Individual bloggers are interesting to read because they are not coerced into producing certain types of content by employers. They write in subject areas which they personally care about. There is also a realness, a personalness, involved in their writing since they are not having to impress a company editor or operations manager. They write what they want to write and how they want to write it. I enjoy finding these sorts of bloggers and their blogs and wandering through their content. It is a bit like digitally meeting a real person, whereas large company blogs are a bit like trying to interact with a billboard.

Because these individual bloggers have less time than huge teams of contracted writers, they have less content an poorer rankings. Because their content is ranked lower, it can be very difficult to find them with any consistency. If trying to find them using Google, you might need to search for a longer-tail keyword, then click back to the tenth page of results or even further back. You have to dig really deep. This is pretty inconvenient.

I started searching Google for a search engine which would help me filter out these sorts of ultra popular company blogs and leave me with the gold nuggets that are the individual bloggers. I searched for "search engines that eliminate the 100,000 top ranked websites" and "search engine that filter out top million alexa ranked sites". I soon found Million Short.

Million Short is a search engine that gives the user lots of control over the results they receive. Through the filters provided, users can opt for sites that have or do not have ecommerce and live chat. Those are kind of cool features. The feature I care most about is the ability to remove popular websites from the results. You can remove the top 100, 1000, 10K, 100K, and million Alexa ranked web domains.

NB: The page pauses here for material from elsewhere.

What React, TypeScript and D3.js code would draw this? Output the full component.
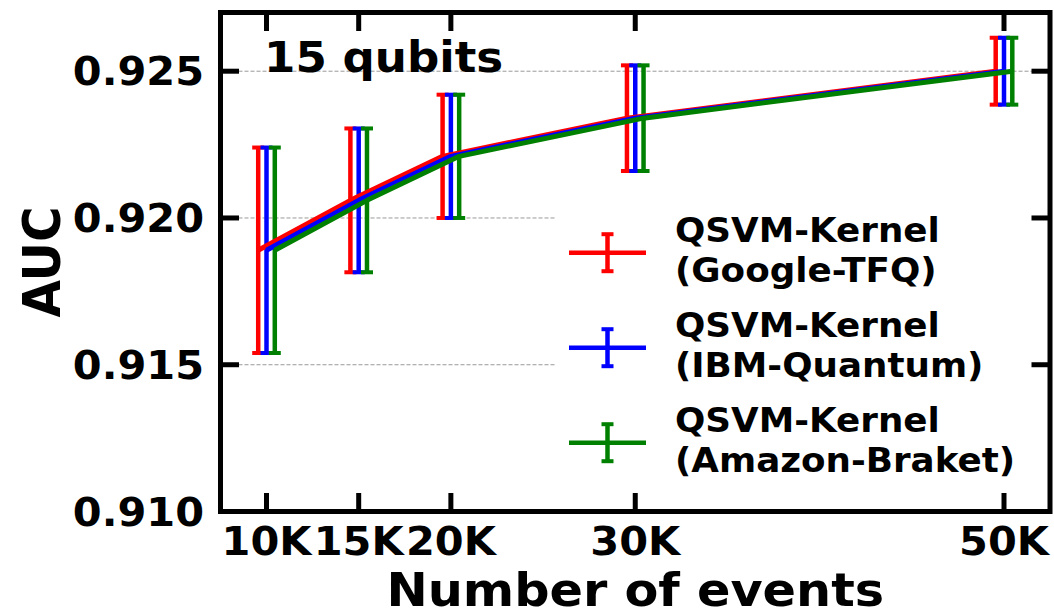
import React from "react";
import * as d3 from "d3";

// Training-set sizes and their tick labels
const events = [10000, 15000, 20000, 30000, 50000];
const eventLabels = ["10K", "15K", "20K", "30K", "50K"];

// Mean AUC and its spread for each simulator backend
const googleAuc = [0.9189, 0.9206, 0.9221, 0.9234, 0.925];
const googleErr = [0.0035, 0.00245, 0.0021, 0.0018, 0.00114];
const ibmAuc = [0.9189, 0.9206, 0.9221, 0.9234, 0.925];
const ibmErr = [0.0035, 0.00245, 0.0021, 0.0018, 0.00114];
const amazonAuc = [0.9189, 0.9206, 0.9221, 0.9234, 0.925];
const amazonErr = [0.0035, 0.00245, 0.0021, 0.0018, 0.00114];

const yTicks = [0.91, 0.915, 0.92, 0.925];
const yTickLabels = ["0.910", "0.915", "0.920", "0.925"];

const seriesNames = [
  ["QSVM-Kernel", "(Google-TFQ)"],
  ["QSVM-Kernel", "(IBM-Quantum)"],
  ["QSVM-Kernel", "(Amazon-Braket)"],
];
const seriesColors = ["#ff0000", "#0000ff", "#008000"];
// horizontal shift (in events) so the three error bars sit side by side
const seriesShift = [-450, 0, 450];

const W = 1054;
const H = 609;
const left = 220.5;
const right = 1050;
const top = 12.5;
const bottom = 511.5;
const FONT = "'DejaVu Sans', sans-serif";
const SX = 1.05; // horizontal glyph stretch

export default function App() {
  const series = [
    { auc: googleAuc, err: googleErr },
    { auc: ibmAuc, err: ibmErr },
    { auc: amazonAuc, err: amazonErr },
  ].map((s, i) => ({
    ...s,
    color: seriesColors[i],
    name: seriesNames[i],
    pts: events.map((e, j) => ({
      x: e + seriesShift[i],
      y: s.auc[j],
      e: s.err[j],
    })),
  }));

  // x limits: data extent plus a 5% margin on each side
  const xs = series.flatMap((s) => s.pts.map((p) => p.x));
  const xmin = d3.min(xs)!;
  const xmax = d3.max(xs)!;
  const pad = (xmax - xmin) * 0.05;
  const x = d3.scaleLinear().domain([xmin - pad, xmax + pad]).range([left, right]);
  const y = d3.scaleLinear().domain([0.91, 0.927]).range([bottom, top]);

  const line = d3
    .line<{ x: number; y: number }>()
    .x((p) => x(p.x))
    .y((p) => y(p.y));

  const capHalf = 6;
  const tickLen = 18.5;

  return (
    <svg
      width={W}
      height={H}
      style={{ position: "absolute", left: 0, top: 0, background: "#fff" }}
      fontFamily={FONT}
      fontWeight="bold"
    >
      <rect x={0} y={0} width={W} height={H} fill="#fff" />

      {/* horizontal grid */}
      {yTicks.slice(1).map((t) => (
        <line
          key={t}
          x1={left}
          x2={right}
          y1={y(t)}
          y2={y(t)}
          stroke="#9a9a9a"
          strokeWidth={1}
          strokeDasharray="4 2"
        />
      ))}

      {/* annotation */}
      <text transform={`translate(264,71.7) scale(${SX},1)`} fontSize={43}>
        15 qubits
      </text>

      {/* vertical error bars */}
      {series.map((s, i) => (
        <g key={`bar${i}`}>
          {s.pts.map((p, j) => (
            <line
              key={j}
              x1={x(p.x)}
              x2={x(p.x)}
              y1={y(p.y - p.e)}
              y2={y(p.y + p.e)}
              stroke={s.color}
              strokeWidth={4.5}
            />
          ))}
        </g>
      ))}

      {/* mean AUC lines */}
      {series.map((s, i) => (
        <path
          key={`ln${i}`}
          d={line(s.pts)!}
          fill="none"
          stroke={s.color}
          strokeWidth={5}
          strokeLinejoin="round"
        />
      ))}

      {/* error bar caps */}
      {series.map((s, i) => (
        <g key={`cap${i}`}>
          {s.pts.flatMap((p, j) =>
            [p.y - p.e, p.y + p.e].map((v, k) => (
              <line
                key={`${j}-${k}`}
                x1={x(p.x) - capHalf}
                x2={x(p.x) + capHalf}
                y1={y(v)}
                y2={y(v)}
                stroke={s.color}
                strokeWidth={4}
              />
            ))
          )}
        </g>
      ))}

      {/* legend */}
      <g>
        <rect x={556} y={196} width={478} height={294} fill="#fff" />
        {series.map((s, i) => {
          const cy = 252.7 + i * 95;
          return (
            <g key={`lg${i}`}>
              <line x1={569} x2={646} y1={cy} y2={cy} stroke={s.color} strokeWidth={4.5} />
              <line x1={607.5} x2={607.5} y1={cy - 18.5} y2={cy + 18.5} stroke={s.color} strokeWidth={4.5} />
              <line x1={601.5} x2={613.5} y1={cy - 18.5} y2={cy - 18.5} stroke={s.color} strokeWidth={4} />
              <line x1={601.5} x2={613.5} y1={cy + 18.5} y2={cy + 18.5} stroke={s.color} strokeWidth={4} />
              <text transform={`translate(675,${cy - 11}) scale(${SX},1)`} fontSize={34}>
                {s.name[0]}
              </text>
              <text transform={`translate(675,${cy + 29}) scale(${SX},1)`} fontSize={34}>
                {s.name[1]}
              </text>
            </g>
          );
        })}
      </g>

      {/* ticks, pointing inward on all four sides */}
      {events.map((e) => (
        <g key={`xt${e}`} stroke="#000" strokeWidth={5}>
          <line x1={x(e)} x2={x(e)} y1={bottom} y2={bottom - tickLen} />
          <line x1={x(e)} x2={x(e)} y1={top} y2={top + tickLen} />
        </g>
      ))}
      {yTicks.map((t) => (
        <g key={`yt${t}`} stroke="#000" strokeWidth={5}>
          <line x1={left} x2={left + tickLen} y1={y(t)} y2={y(t)} />
          <line x1={right} x2={right - tickLen} y1={y(t)} y2={y(t)} />
        </g>
      ))}

      {/* frame */}
      <rect
        x={left}
        y={top}
        width={right - left}
        height={bottom - top}
        fill="none"
        stroke="#000"
        strokeWidth={5}
      />

      {/* tick labels */}
      {events.map((e, i) => (
        <text
          key={`xl${e}`}
          transform={`translate(${x(e)},555) scale(${SX},1)`}
          textAnchor="middle"
          fontSize={39.5}
        >
          {eventLabels[i]}
        </text>
      ))}
      {yTicks.map((t, i) => (
        <text
          key={`yl${t}`}
          transform={`translate(204,${y(t) + 14.2}) scale(${SX},1)`}
          textAnchor="end"
          fontSize={39.5}
        >
          {yTickLabels[i]}
        </text>
      ))}

      {/* axis titles */}
      <text
        transform={`translate(${(left + right) / 2},606) scale(${SX},1)`}
        textAnchor="middle"
        fontSize={47}
      >
        Number of events
      </text>
      <text
        transform={`translate(60,${(top + bottom) / 2}) scale(${SX},1) rotate(-90)`}
        textAnchor="middle"
        fontSize={48.5}
      >
        AUC
      </text>
    </svg>
  );
}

This search engine with the popular results filter works wonders at helping you find little known blogs. I had tried to find small time bloggers through sites like Bloglovin', and while it worked better than looking through Google, it was still hard to find unpopular solo bloggers. Lots of the blogs found on Bloglovin' were really popular blogs and were often reaching the point of hiring writers to produce content. They were on the verge of becoming those large companies I wanted to exclude.

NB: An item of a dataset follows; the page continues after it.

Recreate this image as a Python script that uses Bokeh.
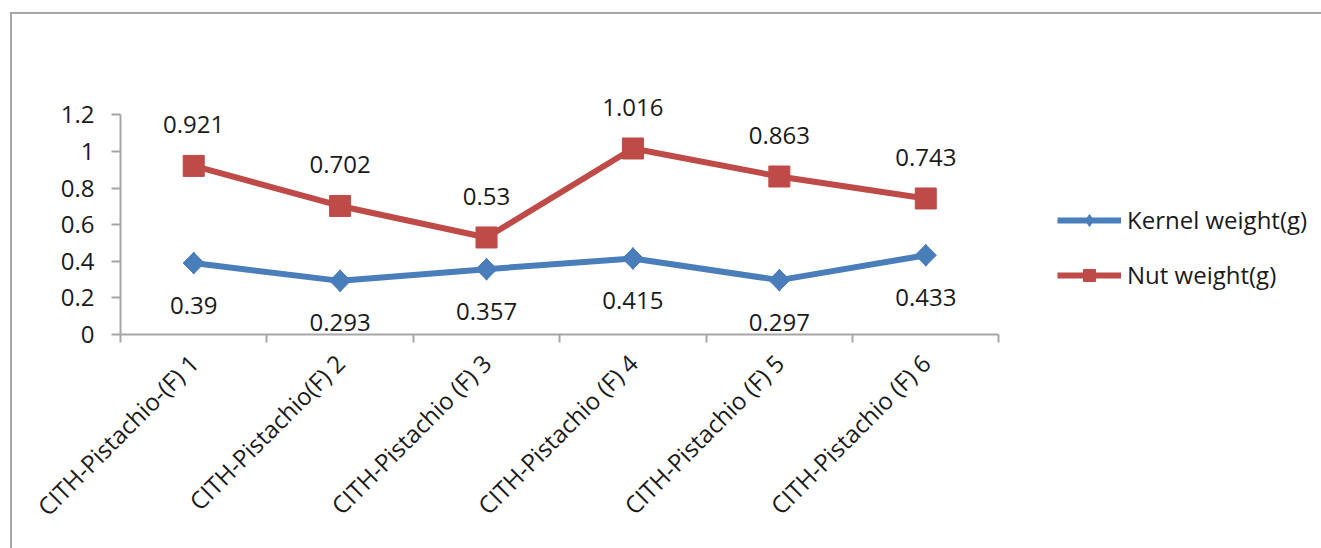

Million Short can be great for someone looking for a diversity of opinions and source materials, possibly someone producing a research paper, but it is ideal for someone looking for new individual bloggers.

If you are a blogger with the ability to provide backlinks to other websites from your own blog, you may want to find smaller blogs and provide them with link love over already super popular websites. By finding articles which have not been given lots of attention, you can link out to relevant but underappreciated posts and give those bloggers a boost. When a site has hundreds of thousands of backlinks already, one more link does very little to help improve rankings and results. When a small blog has very few or no backlinks, a single editorial backlink can make a huge and very noticeable difference which can kick off a snowball effect where their content begins to rank higher and so begins to attract even more backlinks.

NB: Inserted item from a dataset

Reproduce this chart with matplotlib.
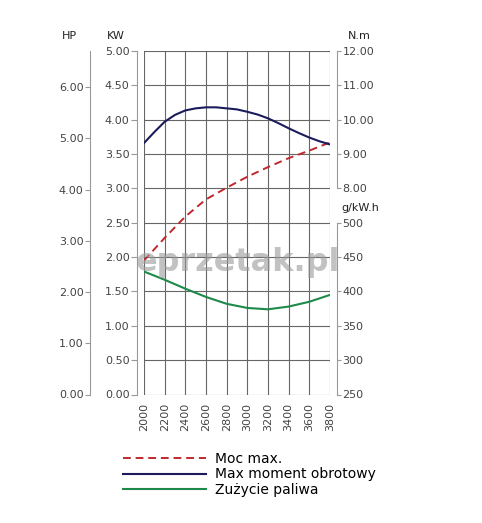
import numpy as np
import matplotlib
matplotlib.use('Agg')
import matplotlib.pyplot as plt
from matplotlib.ticker import FormatStrFormatter

rpm = [2000, 2200, 2400, 2600, 2800, 3000, 3200, 3400, 3600, 3800]
power_kw = [1.95, 2.28, 2.59, 2.84, 3.01, 3.17, 3.31, 3.44, 3.55, 3.67]
fuel_g = [429, 417, 404, 392, 382, 376, 374, 378, 385, 395]

rpm_trq = [2000, 2100, 2200, 2300, 2400, 2500, 2600, 2700, 2800, 2900,
           3000, 3100, 3200, 3300, 3400, 3500, 3600, 3700, 3800]
torque_nm = [9.32, 9.64, 9.94, 10.14, 10.27, 10.33, 10.36, 10.36, 10.33, 10.30,
             10.23, 10.15, 10.04, 9.90, 9.75, 9.61, 9.48, 9.37, 9.28]

kw_ticks = [0, 0.5, 1, 1.5, 2, 2.5, 3, 3.5, 4, 4.5, 5]
hp_ticks = [0, 1, 2, 3, 4, 5, 6]
nm_ticks = [8, 9, 10, 11, 12]
g_ticks = [250, 300, 350, 400, 450, 500]

W, H = 482, 523
px = 72 / 100.0  # points per pixel

fig = plt.figure(figsize=(W / 100, H / 100), dpi=100)
ax = fig.add_axes([144 / W, 1 - 394.5 / H, 186 / W, 343.5 / H])

tick_col = '#444444'
spine_col = '#999999'
grid_col = '#666666'

ax.set_xlim(2000, 3800)
ax.set_ylim(0, 5)
ax.set_xticks(rpm)
ax.set_yticks(kw_ticks)
ax.grid(True, color=grid_col, lw=0.8)
ax.yaxis.set_major_formatter(FormatStrFormatter('%.2f'))
for s in ['top', 'bottom', 'right']:
    ax.spines[s].set_visible(False)
ax.spines['left'].set_position(('outward', 7 * px))
ax.spines['left'].set_color(spine_col)
ax.tick_params(axis='y', length=6 * px, color=spine_col, labelsize=8, labelcolor=tick_col, pad=1)
ax.tick_params(axis='x', length=0, labelsize=8, labelcolor=tick_col, labelrotation=90, pad=6)

l_pow, = ax.plot(rpm, power_kw, color='#c0282d', lw=1.4, ls=(0, (4, 2.5)), label='Moc max.')

# HP axis (far left)
ax_hp = ax.twinx()
ax_hp.set_ylim(0, 5 / 0.7457)
ax_hp.set_yticks(hp_ticks)
ax_hp.yaxis.set_major_formatter(FormatStrFormatter('%.2f'))
ax_hp.yaxis.tick_left()
for s in ['top', 'bottom', 'right']:
    ax_hp.spines[s].set_visible(False)
ax_hp.spines['left'].set_position(('outward', 54 * px))
ax_hp.spines['left'].set_color(spine_col)
ax_hp.tick_params(axis='y', length=5 * px, color=spine_col, labelsize=8, labelcolor=tick_col, pad=1)

# N.m axis (right, upper)
ax_nm = ax.twinx()
ax_nm.set_ylim(2, 12)
ax_nm.set_yticks(nm_ticks)
ax_nm.yaxis.set_major_formatter(FormatStrFormatter('%.2f'))
for s in ['top', 'bottom', 'left']:
    ax_nm.spines[s].set_visible(False)
ax_nm.spines['right'].set_position(('outward', 7 * px))
ax_nm.spines['right'].set_bounds(8, 12)
ax_nm.spines['right'].set_color(spine_col)
ax_nm.tick_params(axis='y', length=4 * px, color=spine_col, labelsize=8, labelcolor=tick_col, pad=1)
l_trq, = ax_nm.plot(rpm_trq, torque_nm, color='#1c1c5c', lw=1.5, label='Max moment obrotowy')

# g/kW.h axis (right, lower)
ax_g = ax.twinx()
ax_g.set_ylim(250, 750)
ax_g.set_yticks(g_ticks)
for s in ['top', 'bottom', 'left']:
    ax_g.spines[s].set_visible(False)
ax_g.spines['right'].set_position(('outward', 7 * px))
ax_g.spines['right'].set_bounds(250, 500)
ax_g.spines['right'].set_color(spine_col)
ax_g.tick_params(axis='y', length=4 * px, color=spine_col, labelsize=8, labelcolor=tick_col, pad=1)
l_fuel, = ax_g.plot(rpm, fuel_g, color='#1e8a4a', lw=1.5, label='Zużycie paliwa')

# axis unit labels
fig.text(69 / W, 1 - 36 / H, 'HP', ha='center', va='center', fontsize=8, color='#222222')
fig.text(116 / W, 1 - 36 / H, 'KW', ha='center', va='center', fontsize=8, color='#222222')
fig.text(359 / W, 1 - 36 / H, 'N.m', ha='center', va='center', fontsize=8, color='#222222')
fig.text(360 / W, 1 - 208 / H, 'g/kW.h', ha='center', va='center', fontsize=8, color='#222222')

# watermark
fig.text(238 / W, 1 - 262 / H, 'eprzetak.pl', ha='center', va='center', fontsize=23,
         fontweight='bold', color='#9a9a9a', alpha=0.6, zorder=10)

fig.legend(handles=[l_pow, l_trq, l_fuel], loc='upper left', bbox_to_anchor=(123 / W, 1 - 452 / H),
           frameon=False, fontsize=10, handlelength=6.0, handletextpad=0.6, labelspacing=0.1,
           borderaxespad=0, borderpad=0)

fig.savefig('out.png', dpi=100)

I want to help push small blogs to success by finding their content and linking to it, and I think many other bloggers want that too. I have found Million Short to be an extremely useful tool in finding awesome small blogs which can use some Linkerati attention.

Whatever your reason for wanting to try Million Short, I recommend you give it a shot! Have you tried Million Short? What did you think? Is there another search engine you like even more? What is it? Let me know in the comments!